Westtown's student worked mini-farm is a two acre small farm where students learn about sustainable agriculture, doing hands-on work building soil and planting organically for harvest for our kitchen and community. The mini-farm offers students the chance to get down and dirty with the earth, learn about themselves and their role in the food web, and grow vegetables to be eaten by all members of the Westtown community. The mini-farm hosts a rammed earth and tire recessed open air classroom, a pizza oven made of cob, and a 96 foot high tunnel—all tools in teaching earth literacy to high school students—the fundamental connection of humans with the earth and with their food, and the attendant environmental, scientific and social issues related to food production and access. Students connect with the farm in four ways:
• Students can choose to be part of daily activities on the farm in fall and spring.
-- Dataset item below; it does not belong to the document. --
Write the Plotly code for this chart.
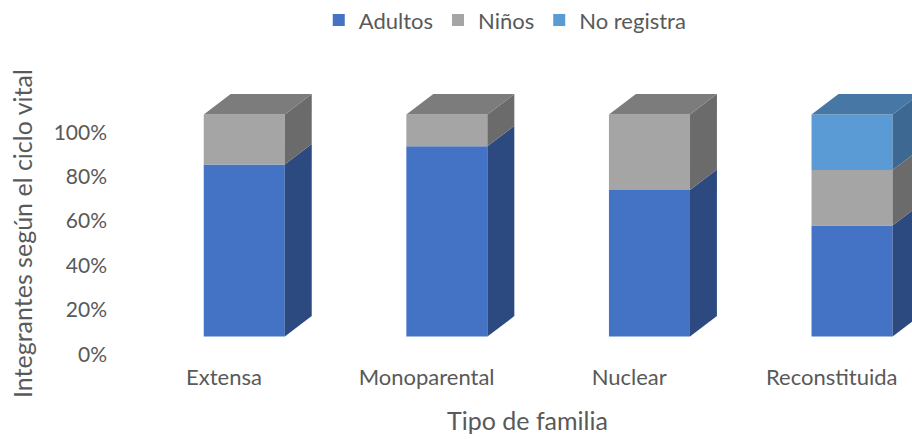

This afternoon co-curricular is where students learn and work most intensively—following their food from seed to seedling, to planting, cultivation, and harvest. Opportunities for work, reflection, group and individual activities, as well as visits to other farms in the area are part of this offering.
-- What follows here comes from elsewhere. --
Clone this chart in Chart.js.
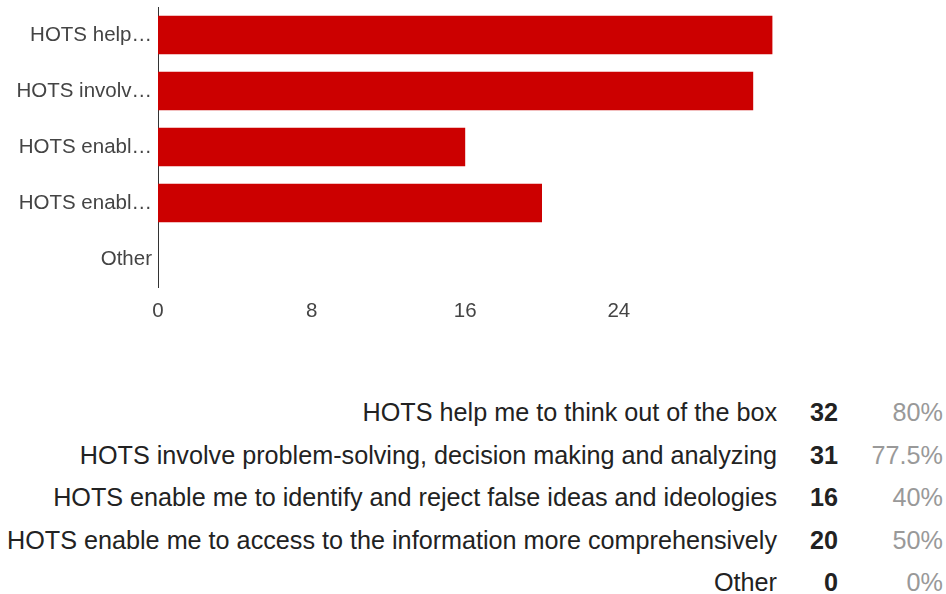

• Students are also assigned during the growing season to a morning work crew as part of the Work Program that all students participate in. Four times a week, for 25 minutes, students come in the early morning and complete finite tasks related to keeping the farm going, as part of the important learning that happens in Westtown's work program.
• During the summer, a CSA is run out of the farm space, giving a home to our summer produce. We also do some restaurant sales and donations to the Chester County Food Bank.
• Vegetables grown on the mini-farm are eaten by students in the school's dining room in the spring and fall, completing the circuit of student work leading to student harvest and eating — a full circle of food that few today have the opportunity to experience, and is a key piece to graduating an earth literate citizen.